** Start of Given data **

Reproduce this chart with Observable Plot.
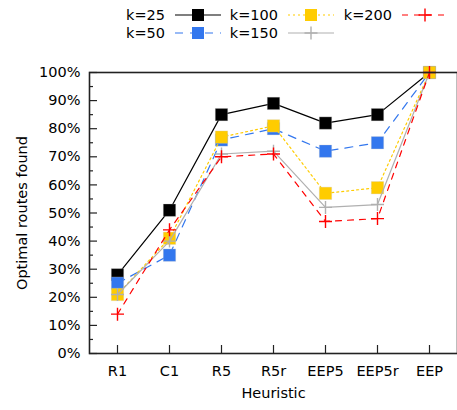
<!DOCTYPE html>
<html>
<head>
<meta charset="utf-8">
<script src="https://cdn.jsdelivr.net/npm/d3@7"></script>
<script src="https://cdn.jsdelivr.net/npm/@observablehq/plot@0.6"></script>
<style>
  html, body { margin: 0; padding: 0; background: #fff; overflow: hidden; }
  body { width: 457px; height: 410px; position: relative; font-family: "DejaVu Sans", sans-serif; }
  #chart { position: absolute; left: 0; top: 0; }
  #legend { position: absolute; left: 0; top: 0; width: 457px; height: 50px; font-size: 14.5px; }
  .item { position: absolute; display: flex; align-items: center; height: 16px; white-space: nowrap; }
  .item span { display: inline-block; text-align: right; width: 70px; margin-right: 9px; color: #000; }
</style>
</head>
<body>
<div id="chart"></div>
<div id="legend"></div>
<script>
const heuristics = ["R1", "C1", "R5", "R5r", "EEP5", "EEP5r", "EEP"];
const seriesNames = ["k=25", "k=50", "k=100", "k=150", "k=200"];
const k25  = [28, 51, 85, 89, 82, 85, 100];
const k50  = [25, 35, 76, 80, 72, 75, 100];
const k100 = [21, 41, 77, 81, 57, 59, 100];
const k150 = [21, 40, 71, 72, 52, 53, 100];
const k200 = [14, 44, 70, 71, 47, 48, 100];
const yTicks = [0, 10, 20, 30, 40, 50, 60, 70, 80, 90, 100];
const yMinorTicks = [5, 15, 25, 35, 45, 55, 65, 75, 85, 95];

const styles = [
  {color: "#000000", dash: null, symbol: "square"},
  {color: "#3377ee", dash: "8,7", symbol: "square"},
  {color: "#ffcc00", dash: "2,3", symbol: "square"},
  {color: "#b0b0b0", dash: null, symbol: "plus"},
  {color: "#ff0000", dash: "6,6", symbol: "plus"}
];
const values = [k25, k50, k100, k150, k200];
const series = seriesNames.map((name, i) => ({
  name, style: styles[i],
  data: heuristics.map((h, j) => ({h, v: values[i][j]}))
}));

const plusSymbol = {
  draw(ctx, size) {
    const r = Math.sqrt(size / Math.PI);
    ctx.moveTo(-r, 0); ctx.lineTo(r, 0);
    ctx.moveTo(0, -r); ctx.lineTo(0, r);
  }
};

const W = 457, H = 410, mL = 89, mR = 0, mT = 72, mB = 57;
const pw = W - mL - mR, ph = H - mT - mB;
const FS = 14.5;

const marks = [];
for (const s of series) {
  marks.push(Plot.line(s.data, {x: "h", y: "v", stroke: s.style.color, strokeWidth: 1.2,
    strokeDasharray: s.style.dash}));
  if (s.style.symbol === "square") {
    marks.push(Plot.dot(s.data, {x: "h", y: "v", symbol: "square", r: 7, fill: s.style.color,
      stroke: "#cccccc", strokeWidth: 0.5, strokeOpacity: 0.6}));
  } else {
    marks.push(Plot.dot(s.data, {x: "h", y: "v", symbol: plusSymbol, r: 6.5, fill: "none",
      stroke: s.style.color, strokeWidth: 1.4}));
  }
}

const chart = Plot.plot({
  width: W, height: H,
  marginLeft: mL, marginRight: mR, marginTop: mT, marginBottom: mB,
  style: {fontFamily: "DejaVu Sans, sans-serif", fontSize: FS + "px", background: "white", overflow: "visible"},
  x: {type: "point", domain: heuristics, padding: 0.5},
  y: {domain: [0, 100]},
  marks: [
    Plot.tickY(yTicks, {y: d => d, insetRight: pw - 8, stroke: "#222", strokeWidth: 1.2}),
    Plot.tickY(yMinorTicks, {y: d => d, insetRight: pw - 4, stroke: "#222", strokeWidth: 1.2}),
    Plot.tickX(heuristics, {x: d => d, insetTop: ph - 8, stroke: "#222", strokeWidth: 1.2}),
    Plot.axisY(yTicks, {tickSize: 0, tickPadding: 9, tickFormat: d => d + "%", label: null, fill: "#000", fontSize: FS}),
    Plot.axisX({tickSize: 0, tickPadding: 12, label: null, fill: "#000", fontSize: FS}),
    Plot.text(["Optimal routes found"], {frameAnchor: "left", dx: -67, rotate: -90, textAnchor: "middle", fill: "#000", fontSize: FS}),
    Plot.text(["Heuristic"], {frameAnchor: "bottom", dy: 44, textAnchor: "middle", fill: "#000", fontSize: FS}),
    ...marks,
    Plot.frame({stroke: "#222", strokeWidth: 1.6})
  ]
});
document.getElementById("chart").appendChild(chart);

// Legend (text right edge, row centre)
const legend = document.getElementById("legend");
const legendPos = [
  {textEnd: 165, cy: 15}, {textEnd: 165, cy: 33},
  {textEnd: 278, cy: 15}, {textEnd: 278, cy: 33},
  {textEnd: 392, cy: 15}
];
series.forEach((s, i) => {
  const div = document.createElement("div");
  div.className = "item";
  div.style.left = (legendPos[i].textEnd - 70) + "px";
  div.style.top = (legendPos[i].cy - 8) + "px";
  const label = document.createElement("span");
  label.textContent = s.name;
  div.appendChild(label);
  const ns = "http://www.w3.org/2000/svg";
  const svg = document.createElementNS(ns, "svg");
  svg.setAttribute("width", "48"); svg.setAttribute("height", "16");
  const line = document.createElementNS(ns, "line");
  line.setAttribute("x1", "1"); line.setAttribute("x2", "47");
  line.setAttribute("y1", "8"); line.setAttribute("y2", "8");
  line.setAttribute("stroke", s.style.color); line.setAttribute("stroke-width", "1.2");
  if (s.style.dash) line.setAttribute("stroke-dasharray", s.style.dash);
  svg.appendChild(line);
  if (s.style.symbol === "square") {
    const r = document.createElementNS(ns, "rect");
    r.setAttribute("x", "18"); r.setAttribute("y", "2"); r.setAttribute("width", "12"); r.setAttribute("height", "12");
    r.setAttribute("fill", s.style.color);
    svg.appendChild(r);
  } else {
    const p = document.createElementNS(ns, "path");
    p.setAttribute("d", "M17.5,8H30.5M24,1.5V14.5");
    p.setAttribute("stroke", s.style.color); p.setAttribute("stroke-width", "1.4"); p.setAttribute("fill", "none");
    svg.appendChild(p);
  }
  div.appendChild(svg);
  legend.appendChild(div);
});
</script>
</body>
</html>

** End of Given data **

Short task: Without including any pictures, print all of the material exactly as given.

Solution:
Reproduce this chart with Observable Plot.
<!DOCTYPE html>
<html>
<head>
<meta charset="utf-8">
<script src="https://cdn.jsdelivr.net/npm/d3@7"></script>
<script src="https://cdn.jsdelivr.net/npm/@observablehq/plot@0.6"></script>
<style>
  html, body { margin: 0; padding: 0; background: #fff; overflow: hidden; }
  body { width: 457px; height: 410px; position: relative; font-family: "DejaVu Sans", sans-serif; }
  #chart { position: absolute; left: 0; top: 0; }
  #legend { position: absolute; left: 0; top: 0; width: 457px; height: 50px; font-size: 14.5px; }
  .item { position: absolute; display: flex; align-items: center; height: 16px; white-space: nowrap; }
  .item span { display: inline-block; text-align: right; width: 70px; margin-right: 9px; color: #000; }
</style>
</head>
<body>
<div id="chart"></div>
<div id="legend"></div>
<script>
const heuristics = ["R1", "C1", "R5", "R5r", "EEP5", "EEP5r", "EEP"];
const seriesNames = ["k=25", "k=50", "k=100", "k=150", "k=200"];
const k25  = [28, 51, 85, 89, 82, 85, 100];
const k50  = [25, 35, 76, 80, 72, 75, 100];
const k100 = [21, 41, 77, 81, 57, 59, 100];
const k150 = [21, 40, 71, 72, 52, 53, 100];
const k200 = [14, 44, 70, 71, 47, 48, 100];
const yTicks = [0, 10, 20, 30, 40, 50, 60, 70, 80, 90, 100];
const yMinorTicks = [5, 15, 25, 35, 45, 55, 65, 75, 85, 95];

const styles = [
  {color: "#000000", dash: null, symbol: "square"},
  {color: "#3377ee", dash: "8,7", symbol: "square"},
  {color: "#ffcc00", dash: "2,3", symbol: "square"},
  {color: "#b0b0b0", dash: null, symbol: "plus"},
  {color: "#ff0000", dash: "6,6", symbol: "plus"}
];
const values = [k25, k50, k100, k150, k200];
const series = seriesNames.map((name, i) => ({
  name, style: styles[i],
  data: heuristics.map((h, j) => ({h, v: values[i][j]}))
}));

const plusSymbol = {
  draw(ctx, size) {
    const r = Math.sqrt(size / Math.PI);
    ctx.moveTo(-r, 0); ctx.lineTo(r, 0);
    ctx.moveTo(0, -r); ctx.lineTo(0, r);
  }
};

const W = 457, H = 410, mL = 89, mR = 0, mT = 72, mB = 57;
const pw = W - mL - mR, ph = H - mT - mB;
const FS = 14.5;

const marks = [];
for (const s of series) {
  marks.push(Plot.line(s.data, {x: "h", y: "v", stroke: s.style.color, strokeWidth: 1.2,
    strokeDasharray: s.style.dash}));
  if (s.style.symbol === "square") {
    marks.push(Plot.dot(s.data, {x: "h", y: "v", symbol: "square", r: 7, fill: s.style.color,
      stroke: "#cccccc", strokeWidth: 0.5, strokeOpacity: 0.6}));
  } else {
    marks.push(Plot.dot(s.data, {x: "h", y: "v", symbol: plusSymbol, r: 6.5, fill: "none",
      stroke: s.style.color, strokeWidth: 1.4}));
  }
}

const chart = Plot.plot({
  width: W, height: H,
  marginLeft: mL, marginRight: mR, marginTop: mT, marginBottom: mB,
  style: {fontFamily: "DejaVu Sans, sans-serif", fontSize: FS + "px", background: "white", overflow: "visible"},
  x: {type: "point", domain: heuristics, padding: 0.5},
  y: {domain: [0, 100]},
  marks: [
    Plot.tickY(yTicks, {y: d => d, insetRight: pw - 8, stroke: "#222", strokeWidth: 1.2}),
    Plot.tickY(yMinorTicks, {y: d => d, insetRight: pw - 4, stroke: "#222", strokeWidth: 1.2}),
    Plot.tickX(heuristics, {x: d => d, insetTop: ph - 8, stroke: "#222", strokeWidth: 1.2}),
    Plot.axisY(yTicks, {tickSize: 0, tickPadding: 9, tickFormat: d => d + "%", label: null, fill: "#000", fontSize: FS}),
    Plot.axisX({tickSize: 0, tickPadding: 12, label: null, fill: "#000", fontSize: FS}),
    Plot.text(["Optimal routes found"], {frameAnchor: "left", dx: -67, rotate: -90, textAnchor: "middle", fill: "#000", fontSize: FS}),
    Plot.text(["Heuristic"], {frameAnchor: "bottom", dy: 44, textAnchor: "middle", fill: "#000", fontSize: FS}),
    ...marks,
    Plot.frame({stroke: "#222", strokeWidth: 1.6})
  ]
});
document.getElementById("chart").appendChild(chart);

// Legend (text right edge, row centre)
const legend = document.getElementById("legend");
const legendPos = [
  {textEnd: 165, cy: 15}, {textEnd: 165, cy: 33},
  {textEnd: 278, cy: 15}, {textEnd: 278, cy: 33},
  {textEnd: 392, cy: 15}
];
series.forEach((s, i) => {
  const div = document.createElement("div");
  div.className = "item";
  div.style.left = (legendPos[i].textEnd - 70) + "px";
  div.style.top = (legendPos[i].cy - 8) + "px";
  const label = document.createElement("span");
  label.textContent = s.name;
  div.appendChild(label);
  const ns = "http://www.w3.org/2000/svg";
  const svg = document.createElementNS(ns, "svg");
  svg.setAttribute("width", "48"); svg.setAttribute("height", "16");
  const line = document.createElementNS(ns, "line");
  line.setAttribute("x1", "1"); line.setAttribute("x2", "47");
  line.setAttribute("y1", "8"); line.setAttribute("y2", "8");
  line.setAttribute("stroke", s.style.color); line.setAttribute("stroke-width", "1.2");
  if (s.style.dash) line.setAttribute("stroke-dasharray", s.style.dash);
  svg.appendChild(line);
  if (s.style.symbol === "square") {
    const r = document.createElementNS(ns, "rect");
    r.setAttribute("x", "18"); r.setAttribute("y", "2"); r.setAttribute("width", "12"); r.setAttribute("height", "12");
    r.setAttribute("fill", s.style.color);
    svg.appendChild(r);
  } else {
    const p = document.createElementNS(ns, "path");
    p.setAttribute("d", "M17.5,8H30.5M24,1.5V14.5");
    p.setAttribute("stroke", s.style.color); p.setAttribute("stroke-width", "1.4"); p.setAttribute("fill", "none");
    svg.appendChild(p);
  }
  div.appendChild(svg);
  legend.appendChild(div);
});
</script>
</body>
</html>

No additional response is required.